8. Instruct students to draw land formations such as hills, ponds, streams, and the shore line, and to include plant life and animals in the scene. Students should show the Lenape people, the type of houses they lived in, and an activity they engaged in such as hunting or fishing. Encourage students to use their organizers as a reference for what they want to include on the mural.
Optional: To illustrate the contrast between early Mannahatta and Manhattan today, students can create a section of the mural that depicts present-day Manhattan.
1. Distribute the Mannahatta to Manhattan Journal Activity.

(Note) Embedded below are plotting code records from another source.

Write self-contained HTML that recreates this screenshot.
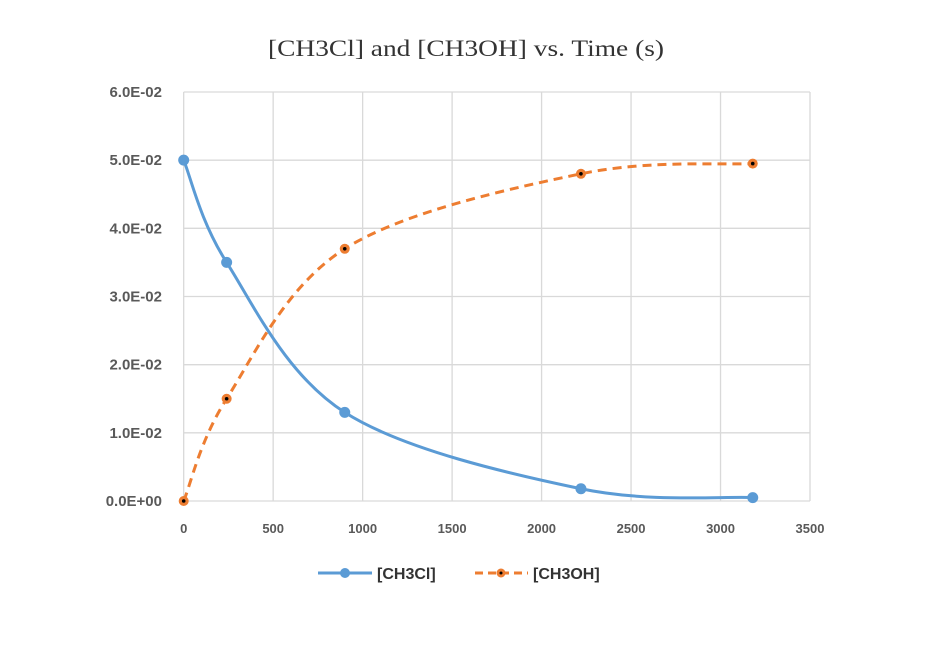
<!DOCTYPE html>
<html><head><meta charset="utf-8"><style>
body{margin:0;background:#fff;}
svg{display:block;font-family:"Liberation Sans",sans-serif;}
</style></head><body>
<svg width="950" height="652" viewBox="0 0 950 652">
<text x="466" y="56" text-anchor="middle" font-family="Liberation Serif,serif" font-size="23" textLength="396" lengthAdjust="spacingAndGlyphs" fill="#333">[CH3Cl] and [CH3OH] vs. Time (s)</text>
<g id="grid"></g>
<g id="axes"></g>
<g id="series"></g>
<g>
<g>
<line x1="318" y1="573" x2="372" y2="573" stroke="#5b9bd5" stroke-width="3"/>
<circle cx="345" cy="573" r="5" fill="#5b9bd5"/>
<text x="377" y="579" font-size="16" font-weight="bold" fill="#333">[CH3Cl]</text></g>
<g>
<line x1="475" y1="573" x2="528" y2="573" stroke="#ed7d31" stroke-width="3" stroke-dasharray="8,5"/>
<circle cx="501" cy="573" r="4.5" fill="#ed7d31"/><circle cx="501" cy="573" r="1.5" fill="#000"/>
<text x="533" y="579" font-size="16" font-weight="bold" fill="#333">[CH3OH]</text></g>
</g>
</svg>
<script>
const xTicks=[0,500,1000,1500,2000,2500,3000,3500];
const yTicks=[0,0.01,0.02,0.03,0.04,0.05,0.06];
const yTickLabels=["0.0E+00","1.0E-02","2.0E-02","3.0E-02","4.0E-02","5.0E-02","6.0E-02"];
const times=[0,240,900,2220,3180];
const ch3cl=[0.05,0.035,0.013,0.0018,0.0005];
const ch3oh=[0,0.015,0.037,0.048,0.0495];
const X0=183.7,X1=810,Y0=501,Y1=92;
const sx=v=>X0+(v-0)/3500*(X1-X0);
const sy=v=>Y0-(v/0.06)*(Y0-Y1);
const NS="http://www.w3.org/2000/svg";
function mk(tag,attrs,parent){const e=document.createElementNS(NS,tag);for(const k in attrs)e.setAttribute(k,attrs[k]);parent.appendChild(e);return e;}
const grid=document.getElementById('grid'),axes=document.getElementById('axes'),series=document.getElementById('series');
xTicks.forEach(t=>{const l=mk('line',{x1:sx(t),x2:sx(t),y1:Y1,y2:Y0,stroke:'#d9d9d9','stroke-width':1.3},grid);


const tx=mk('text',{x:sx(t),y:533,'text-anchor':'middle','font-size':13,'font-weight':'bold',fill:'#595959'},axes);tx.textContent=t;

});
yTicks.forEach((t,i)=>{const l=mk('line',{x1:X0,x2:X1,y1:sy(t),y2:sy(t),stroke:'#d9d9d9','stroke-width':1.3},grid);


const tx=mk('text',{x:162,y:sy(t)+5,'text-anchor':'end','font-size':15,'font-weight':'bold',fill:'#595959'},axes);tx.textContent=yTickLabels[i];

});
function smooth(xs,ys){const p=xs.map((x,i)=>[sx(x),sy(ys[i])]);let d=`M${p[0][0]},${p[0][1]}`;
for(let i=0;i<p.length-1;i++){const a=p[Math.max(0,i-1)],b=p[i],c=p[i+1],e=p[Math.min(p.length-1,i+2)];
const c1=[b[0]+(c[0]-a[0])/6,b[1]+(c[1]-a[1])/6],c2=[c[0]-(e[0]-b[0])/6,c[1]-(e[1]-b[1])/6];
d+=` C${c1[0]},${c1[1]} ${c2[0]},${c2[1]} ${c[0]},${c[1]}`;}return d;}
const p1=mk('path',{d:smooth(times,ch3cl),fill:'none',stroke:'#5b9bd5','stroke-width':3},series);


const p2=mk('path',{d:smooth(times,ch3oh),fill:'none',stroke:'#ed7d31','stroke-width':3,'stroke-dasharray':'9,6'},series);


times.forEach((t,i)=>{const c=mk('circle',{cx:sx(t),cy:sy(ch3cl[i]),r:5.5,fill:'#5b9bd5'},series);


const o=mk('circle',{cx:sx(t),cy:sy(ch3oh[i]),r:5,fill:'#ed7d31'},series);


const dd=mk('circle',{cx:sx(t),cy:sy(ch3oh[i]),r:1.8,fill:'#000'},series);

});
</script>
</body></html>
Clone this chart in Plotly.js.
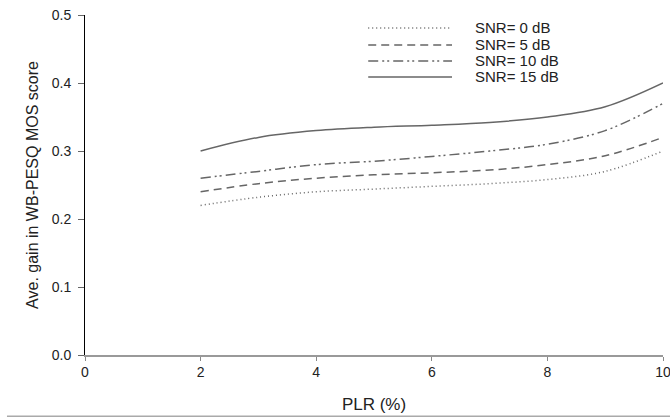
<!DOCTYPE html>
<html>
<head>
<meta charset="utf-8">
<script src="https://cdn.plot.ly/plotly-3.0.1.min.js"></script>
<style>html,body{margin:0;padding:0;background:#fff}#chart{width:670px;height:417px}</style>
</head>
<body>
<div id="chart"></div>
<script>
const plr = [2, 3, 4, 5, 6, 7, 8, 9, 10];
const snr0  = [0.22, 0.232, 0.240, 0.244, 0.248, 0.252, 0.258, 0.270, 0.30];
const snr5  = [0.24, 0.252, 0.260, 0.265, 0.268, 0.272, 0.280, 0.293, 0.32];
const snr10 = [0.26, 0.270, 0.280, 0.285, 0.292, 0.300, 0.310, 0.330, 0.37];
const snr15 = [0.30, 0.320, 0.330, 0.335, 0.338, 0.342, 0.350, 0.365, 0.40];
const names = ['SNR= 0 dB', 'SNR= 5 dB', 'SNR= 10 dB', 'SNR= 15 dB'];
const series = [snr0, snr5, snr10, snr15];
const dashes = ['1px,3px', '8px,5px', '10px,4px,2px,3px,2px,4px', 'solid'];
const lineColor = '#666';

const traces = series.map((s, i) => ({
  x: plr, y: s, name: names[i], type: 'scatter', mode: 'lines',
  line: {color: lineColor, width: 1.5, dash: dashes[i], shape: 'spline', smoothing: 1}
}));

const font = {family: 'Liberation Sans, Arial, sans-serif', color: '#222'};
const f = (size) => Object.assign({size: size}, font);

// Hand-laid legend (paper coordinates) to match the original's compact spacing
const legX0 = 0.49, legX1 = 0.635, legTextX = 0.672;
const legY = [0.962, 0.912, 0.865, 0.818];
const shapes = [];
const annotations = [];
names.forEach((n, i) => {
  shapes.push({type: 'line', xref: 'paper', yref: 'paper', x0: legX0, x1: legX1, y0: legY[i], y1: legY[i],
               line: {color: lineColor, width: 1.5, dash: dashes[i]}});
  annotations.push({xref: 'paper', yref: 'paper', x: legTextX, y: legY[i], xanchor: 'left', yanchor: 'middle',
                    text: n, showarrow: false, font: f(15)});
});
// bottom rule of the figure
shapes.push({type: 'line', xref: 'paper', yref: 'paper', x0: -0.135, x1: 1.02, y0: -0.18, y1: -0.18,
             line: {color: '#aaa', width: 1.5}});

const layout = {
  width: 670, height: 417,
  margin: {l: 85, r: 7, t: 15, b: 62},
  paper_bgcolor: '#fff', plot_bgcolor: '#fff',
  font: f(14),
  showlegend: false,
  xaxis: {range: [0, 10], tickvals: [0, 2, 4, 6, 8, 10], showgrid: false, zeroline: false,
          showline: true, linecolor: '#999', linewidth: 1.5, ticks: 'outside', ticklen: 4,
          tickcolor: '#888', tickfont: f(14), ticklabeloverflow: 'allow',
          title: {text: 'PLR (%)', font: f(17), standoff: 19}},
  yaxis: {range: [0, 0.5], tickvals: [0, 0.1, 0.2, 0.3, 0.4, 0.5], tickformat: '.1f',
          showgrid: false, zeroline: false, showline: true, linecolor: '#000', linewidth: 1,
          ticks: 'outside', ticklen: 6, tickcolor: '#666', tickfont: f(14), ticklabelstandoff: 4,
          title: {text: 'Ave. gain in WB-PESQ MOS score', font: f(16), standoff: 9}},
  shapes: shapes,
  annotations: annotations
};
Plotly.newPlot('chart', traces, layout, {displayModeBar: false, staticPlot: true});
</script>
</body>
</html>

2. Either in class or for homework, students write two journal entries: one describing what a crew member on Henry Hudson's ship might have seen or experienced on Mannahatta in 1609, and another describing what they might experience on a visit to Manhattan today. Use the rubric to assess student work.
3. After students have completed their journal entries, initiate a class discussion in which students compare and contrast Mannahatta in 1609 with present-day Manhattan. Suggested questions to stimulate the discussion include:
- What did Henry Hudson and his crew find on Mannahatta when they arrived there in 1609? What did they see in the water surrounding the island? What kinds of animals did they see on the island? What did the landscape look like? What kinds of buildings did they find?
- What would you see if you were to visit Manhattan today? What would you see in the water surrounding the island? What kind of animals would you find in Manhattan today? What does the landscape look like now? What type of buildings do you see?
- What do you think brought about this change? (Student responses may include: increase in the population of the area, the need to clear land to build homes and towns, the development of farming and industry to provide food and goods, and the development of the area as a port.)